Entretanto, aproveitou para tirar um mestrado e completou-o com sucesso, até chegar à oportunidade desejada: uma função de recursos humanos, na área de Office Administration, onde está há 2 anos.

Agora, a M. quer regressar a casa, quer estar mais perto da família e no seu país. A decisão está tomada. E de ânimo leve. A M. sabe o que quer e não tem ilusões sobre o que a sua escolha implica.

Na sequência desta decisão, tem feito alguns contactos com empresas de cá enviando CVs, mas as respostas não foram as esperadas. Nem tão pouco compreendidas. Parece que não há espaço para ela. É aconselhada a não regressar. Falam-lhe da discrepância de salários, do custo de vida e duvidam da sua motivação para esta mudança, uma vez que “lá está bem melhor”.

Fiquei incrédula, confesso.

A meio da nossa conversa senti um calafrio de desencanto: Estaria M. a pensar que havia cometido um erro ao decidir regressar? Havia motivos para isso. Afinal, tinha-se adaptado bem ao ambiente internacional, construído uma rede sólida de contatos e conquistado um trabalho que gosta, e as empresas portuguesas contactadas pareciam ignorar completamente estas conquistas.

Percebi que não, que deu a volta à situação, e transformou a deceção em força e resiliência.

“Ah e tal, a fuga de talento”, o desafio de os encontrar e o pesadelo de os reter! Estamos doidos? Lamentamo-nos por não ter pessoas, enquanto desincentivamos quem quer regressar a fazê-lo?

Que falta de coerência é esta? Certamente uma frustração para quem quer voltar ao seu país de origem, e talvez uma demonstração nossa de uma certa necessidade de nos afirmarmos como desgraçados sem recursos, será?

E que auto boicote é este? Trata-se de falta de visão de longo prazo, ou de relutância em investir na integração de pessoas com experiências internacionais? Isto limita a nossa capacidade de inovar e competir globalmente.

A M. ganhou ainda mais vontade de regressar quando recebeu o 5º “não”. A M. é exigente, percebeu que não será fácil, mas vai continuar a tentar. A decisão não foi impulsiva; foi o resultado de uma reflexão séria sobre o que realmente importa para si: estar mais perto de sua família e contribuir para o desenvolvimento de seu país.

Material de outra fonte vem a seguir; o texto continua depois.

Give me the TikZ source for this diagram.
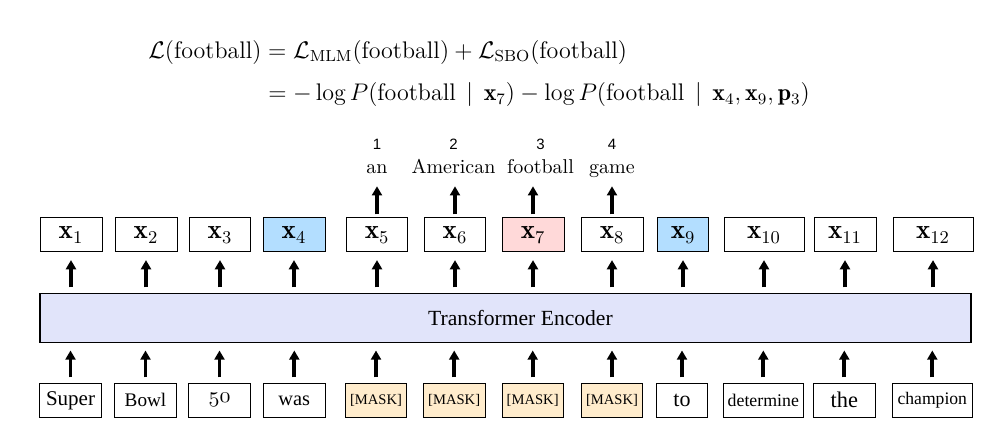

Delineou próximos passos e não vai desistir, ciente de que a reintegração vai exigir paciência, resiliência e uma abordagem estratégica para estabelecer pontes entre o que aprendeu lá fora e as necessidades do mercado de trabalho local.

Estou a torcer por ela!

Querem ver que agora passamos, também, a ter de nos preocupar com a evangelização para a aceitação dos que foram, experimentaram e vingaram?